Apple v. Samsung Jurors Speak, Skipped Prior Art For "Bogging Us Down"
eldavojohn writes "PJ over at Groklaw has consolidated some of the more interesting juror comments made following the landmark $1 billion settlement. Apparently the foreman (a patent holder himself) took the jury through the process of how patents work and thus allowed them to return so quickly with a verdict without need of any instructions on how to work through all the material. Most sources are incredulous that all of the information was considered in the process. CNET quotes a juror as saying 'After we debated that first patent — what was prior art — because we had a hard time believing there was no prior art, that there wasn't something out there before Apple. In fact we skipped that one so we could go on faster. It was bogging us down.' While the fact that they they voted one way on infringement and another way on invalidity shows they were at least consistent, Groklaw is reporting on some odd inconsistencies in the aftermath of accounts from jurors. The appeal for something this huge goes without question but the accounts collected at Groklaw make this verdict and verdict process sound hasty, ambiguous and probably the result of one man's (the foreman's) personal opinion of patents."
and the rest of the jury just followed along like lemmings. The foreman fancied himself an expert on patents, what with his vast experience of having secured 1 patent
What a disgrace. Unfortunately rule 606(b) of the Federal evidence code precludes using the jurors' statements in an appeal. So they can prance and prattle like jackasses, but there's not much to do about it
Did the juror text this info to the reporter with "send from my iPhone" at the bottom?
He's an electrical engineer. Here's his patent at the USPTO.
UNIX? They're not even circumcised! Savages!
>Since the site is fairly anti-apple,
PJ was pretty much rabidly pro-Apple in her assessment of Apple vs. Psystar. So much so you got called a troll if you didn't agree.
So i'd say that your assessment of Groklaw is wrong.
--
BMO
Appeal approved!
Of course, if they had actually ignored the prior art. Forget the spin in the post, and actually read the quote, carefully this time, and explain exactly how you conclude that they did not consider prior art.
Groklaw might be emotionally committed sometimes, but they are still emphasising facts, bring fact-corrections when they are wrong, and digs into actual legal document like no other journalists does, as long as they keep doing that they will continue to be a source of superior journalism on tech court cases.
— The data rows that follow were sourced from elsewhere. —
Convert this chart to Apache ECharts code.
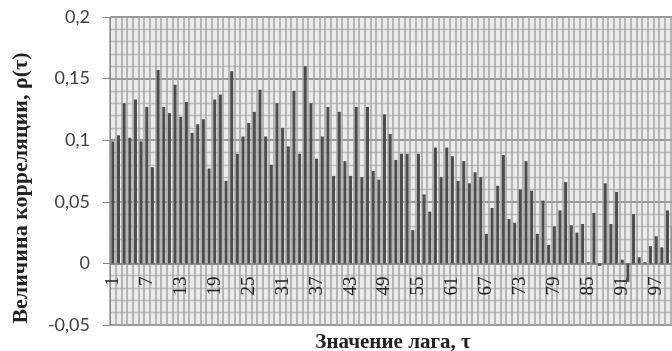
<!DOCTYPE html>
<html>
<head>
<meta charset="utf-8">
<script src="https://cdn.jsdelivr.net/npm/echarts@6/dist/echarts.min.js"></script>
<style>
  html, body { margin: 0; padding: 0; background: #fff; }
  #chart { width: 672px; height: 351px; }
</style>
</head>
<body>
<div id="chart"></div>
<script>
// lag values 1..100
const lags = [];
for (let i = 1; i <= 100; i++) lags.push(String(i));

// correlation per lag
const rho = [
  0.099, 0.104, 0.130, 0.102, 0.133, 0.099, 0.127, 0.078, 0.157, 0.127,
  0.122, 0.145, 0.119, 0.131, 0.106, 0.113, 0.117, 0.077, 0.133, 0.137,
  0.067, 0.156, 0.089, 0.103, 0.114, 0.123, 0.141, 0.103, 0.080, 0.130,
  0.110, 0.095, 0.140, 0.089, 0.160, 0.130, 0.085, 0.103, 0.127, 0.071,
  0.123, 0.083, 0.071, 0.127, 0.070, 0.127, 0.075, 0.068, 0.121, 0.105,
  0.084, 0.089, 0.089, 0.027, 0.089, 0.056, 0.042, 0.094, 0.070, 0.094,
  0.087, 0.067, 0.083, 0.065, 0.074, 0.070, 0.024, 0.045, 0.063, 0.088,
  0.036, 0.033, 0.060, 0.083, 0.059, 0.024, 0.051, 0.015, 0.030, 0.043,
  0.066, 0.031, 0.025, 0.032, 0.001, 0.041, -0.002, 0.065, 0.032, 0.058,
  0.003, -0.015, 0.040, 0.005, 0.001, 0.014, 0.022, 0.013, 0.043, 0.030
];

const yMin = -0.05, yMax = 0.2, yStep = 0.05;
const yTitle = "Величина корреляции, ρ(τ)";
const xTitle = "Значение лага, τ";

// grid box; the category axis is moved up to the zero line
const gridTop = 17, gridBottom = 26, H = 351;
const plotH = H - gridTop - gridBottom;
const zeroShift = -plotH * (0 - yMin) / (yMax - yMin);

let chart = echarts.init(document.getElementById("chart"));
let option = {
  animation: false,
  grid: {
    left: 110,
    top: gridTop,
    width: 566,
    bottom: gridBottom,
    outerBoundsMode: "none",
    show: true,
    backgroundColor: "#ebebeb",
    borderColor: "#a0a0a0",
    borderWidth: 1
  },
  // y title sits a bit below the middle of the axis, as in the source
  graphic: [
    {
      type: "text",
      x: 21,
      y: 188,
      rotation: Math.PI / 2,
      style: {
        text: yTitle,
        font: "bold 22px 'Liberation Serif'",
        fill: "#222",
        align: "center",
        verticalAlign: "middle"
      }
    }
  ],
  xAxis: {
    type: "category",
    data: lags,
    offset: zeroShift,
    name: xTitle,
    nameLocation: "middle",
    nameGap: 69,
    nameTextStyle: {
      fontFamily: "Liberation Serif",
      fontWeight: "bold",
      fontSize: 21,
      color: "#222"
    },
    axisLine: { onZero: false, lineStyle: { color: "#888", width: 1.5 } },
    axisTick: { show: false },
    axisLabel: {
      interval: 5,
      rotate: 90,
      margin: 13,
      fontFamily: "Liberation Serif",
      fontSize: 19,
      color: "#222"
    },
    splitLine: {
      show: true,
      interval: 0,
      lineStyle: { color: "#a8a8a8", width: 1.6 }
    }
  },
  yAxis: {
    type: "value",
    min: yMin,
    max: yMax,
    interval: yStep,
    axisLine: { show: true, lineStyle: { color: "#888", width: 1 } },
    axisTick: { show: true, length: 7, lineStyle: { color: "#888" } },
    axisLabel: {
      margin: 20,
      fontFamily: "Lato",
      fontSize: 18,
      color: "#404040",
      formatter: function (v) {
        return String(Math.round(v * 100) / 100).replace(".", ",");
      }
    },
    splitLine: { lineStyle: { color: "#999", width: 1.8 } },
    minorTick: { show: false, splitNumber: 5 },
    minorSplitLine: { show: true, lineStyle: { color: "#bcbcbc", width: 1.4 } }
  },
  series: [
    {
      type: "bar",
      data: rho,
      barWidth: 3,
      itemStyle: { color: "#4d4d4d" }
    }
  ]
};
chart.setOption(option);
</script>
</body>
</html>
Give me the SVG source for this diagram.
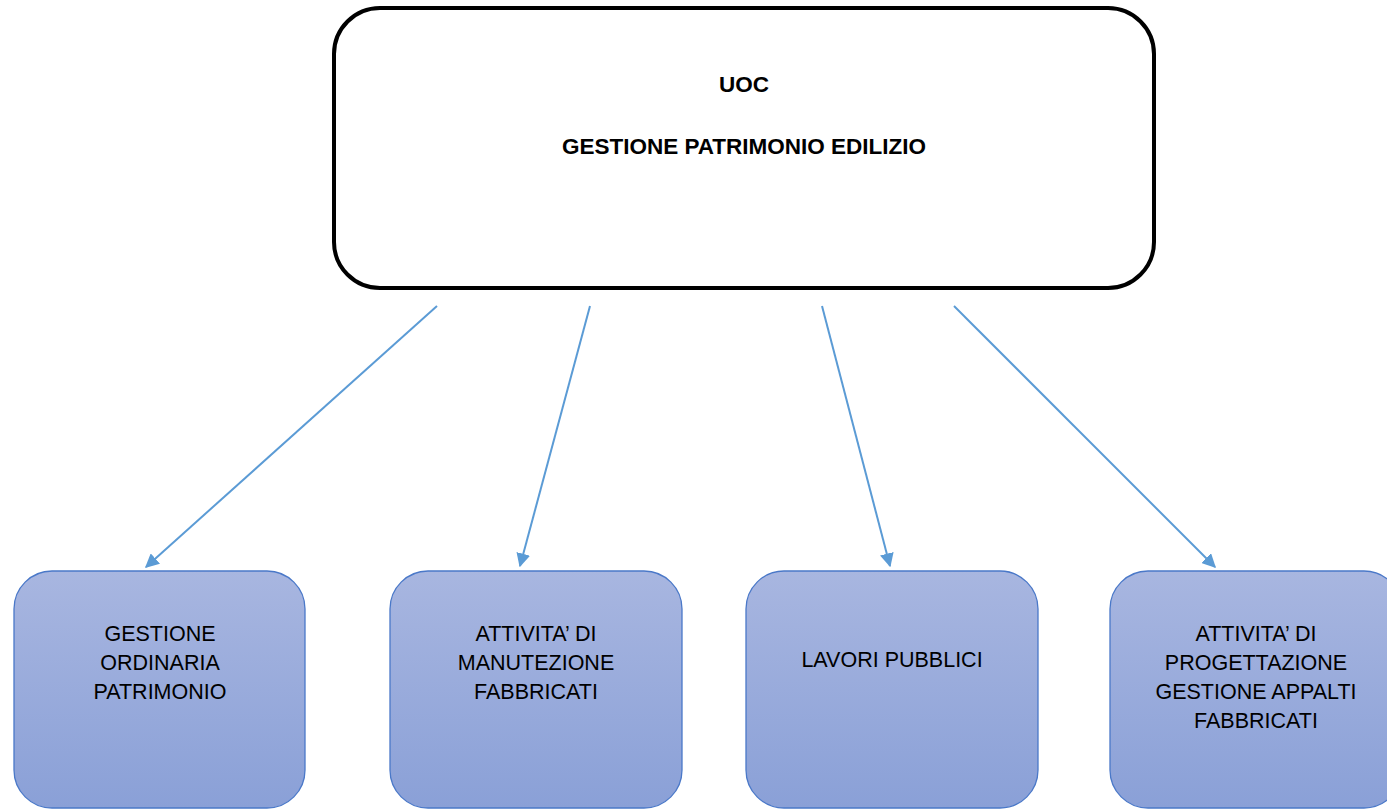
<svg xmlns="http://www.w3.org/2000/svg" width="1387" height="810" viewBox="0 0 1387 810">
<defs>
<linearGradient id="g" x1="0" y1="0" x2="0" y2="1">
<stop offset="0" stop-color="#a8b6e0"/>
<stop offset="1" stop-color="#8aa0d7"/>
</linearGradient>
<marker id="ah" viewBox="0 0 10 10" refX="9" refY="5" markerWidth="7" markerHeight="7" orient="auto" markerUnits="strokeWidth">
<path d="M0,0 L10,5 L0,10 z" fill="#5b9bd5"/>
</marker>
<style>
.box{fill:url(#g);stroke:#4a78c8;stroke-width:1.3}
.t{font-family:"Liberation Sans",Arial,sans-serif;font-size:21.5px;fill:#000;text-anchor:middle}
.tb{font-family:"Liberation Sans",Arial,sans-serif;font-size:22.5px;font-weight:bold;fill:#000;text-anchor:middle}
.c{stroke:#5b9bd5;stroke-width:2;fill:none;marker-end:url(#ah)}
</style>
</defs>
<rect width="1387" height="810" fill="#fff"/>
<g id="top">
<rect x="334" y="8" width="820" height="280" rx="46" ry="46" fill="#fff" stroke="#000" stroke-width="4"/>
<text class="tb" x="744" y="92">UOC</text>
<text class="tb" x="744" y="154">GESTIONE PATRIMONIO EDILIZIO</text>
</g>
<g id="connectors">
<line class="c" x1="437" y1="306" x2="146" y2="567"/>
<line class="c" x1="590" y1="306" x2="520" y2="566"/>
<line class="c" x1="822" y1="306" x2="890" y2="566"/>
<line class="c" x1="954" y1="306" x2="1215" y2="567"/>
</g>
<g id="n1">
<rect class="box" x="14" y="571" width="291" height="237" rx="38" ry="38"/>
<text class="t" x="160" y="641">GESTIONE</text>
<text class="t" x="160" y="670">ORDINARIA</text>
<text class="t" x="160" y="699">PATRIMONIO</text>
</g>
<g id="n2">
<rect class="box" x="390" y="571" width="292" height="237" rx="38" ry="38"/>
<text class="t" x="536" y="641">ATTIVITA’ DI</text>
<text class="t" x="536" y="670">MANUTEZIONE</text>
<text class="t" x="536" y="699">FABBRICATI</text>
</g>
<g id="n3">
<rect class="box" x="746" y="571" width="292" height="237" rx="38" ry="38"/>
<text class="t" x="892" y="667">LAVORI PUBBLICI</text>
</g>
<g id="n4">
<rect class="box" x="1110" y="571" width="292" height="237" rx="38" ry="38"/>
<text class="t" x="1256" y="641">ATTIVITA’ DI</text>
<text class="t" x="1256" y="670">PROGETTAZIONE</text>
<text class="t" x="1256" y="699">GESTIONE APPALTI</text>
<text class="t" x="1256" y="728">FABBRICATI</text>
</g>
</svg>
It's not going to America, the money will be sent to Apple. It's damages, not penalties.
This enforces the above. That they couldn't decide this one 'going down the list' and circled back later.
http://www.cnet.com/2300-1_1-10013512-4.html
You could try actually reading his post before jumping on his math he said per QUARTER. How long ago did the galaxy come out. I can tell you it was many QUARTERS ago they have probably sold well over 100million phones since they started "infringing" these patents which is why he said "less than ten bucks per phone, possibly way less" because he was implying an unknown multiplier based on length of time this has been going on. So yes they have come out way on top. Not to mention they will probably win in appeal.
Samsung's lawyers failed to do their job when he was selected as a juror.
Corporations being "persons" is a 500 - 600 year old doctrine of law. Back to the Maritime and before to about the time North America was even discovered. Investors stopped financing trade voyages because they would be 100% liable if the ship went down. They many times lost their homes, money and land to pay the families of those lost on the ship. The Corporation simply created a legal "person" to take on that liability and limit the investors losses to the amount they invest.
It was nothing new created by the Supreme Court. Corporations are made of people. Yes they can be killed (aka Dissolved) and individuals within it can be personally liable for their actions.
http://www.flickr.com/photos/andyrkett/4368260369/
2002
Sounds like the USPO.
If the jurors had read the courts instructions (which the foreman claimed they didn't need to) then it was about "damages". The court instructions made that clear "You should keep in mind that the damages you award are meant to compensate the patent holder and not to punish an infringer." The foreman told a court official that the verdict was arrived at without needing the court's instructions. However, the foreman had this to say after the trial "We wanted to make sure the message we sent was not just a slap on the wrist... We wanted to make sure it was sufficiently high to be painful, but not unreasonable." So I totally agree with you when you say this was about damages and not penalties from the judge's perspective. I would say that wasn't the case from the juries perspective. To me Hogan's statement suggests that the award itself WAS punishment. I don't know how else to read his comment.
I thought the "pinch to zoom" patent was actually a lot more specific than that: it referred to continuing a multi-touch gesture after releasing and replacing one of the points involved within a certain duration. This was not in the "prior art" shown.
I had a sig once. It was lost in the great storm of '09.
"[Hogan] the jury foreman, who is a patent holder himself told court officials that the jury didn't need the answer to its question to reach a verdict"
"The foreman told a court representative that the jurors had reached a decision without needing the instructions. "
"Hogan holds patents, so he took us through his experience. After that it was easier. "
"In fact we skipped that one," Ilagan continued, "so we could go on faster. It was bogging us down." ...But we took our time. We didn't rush.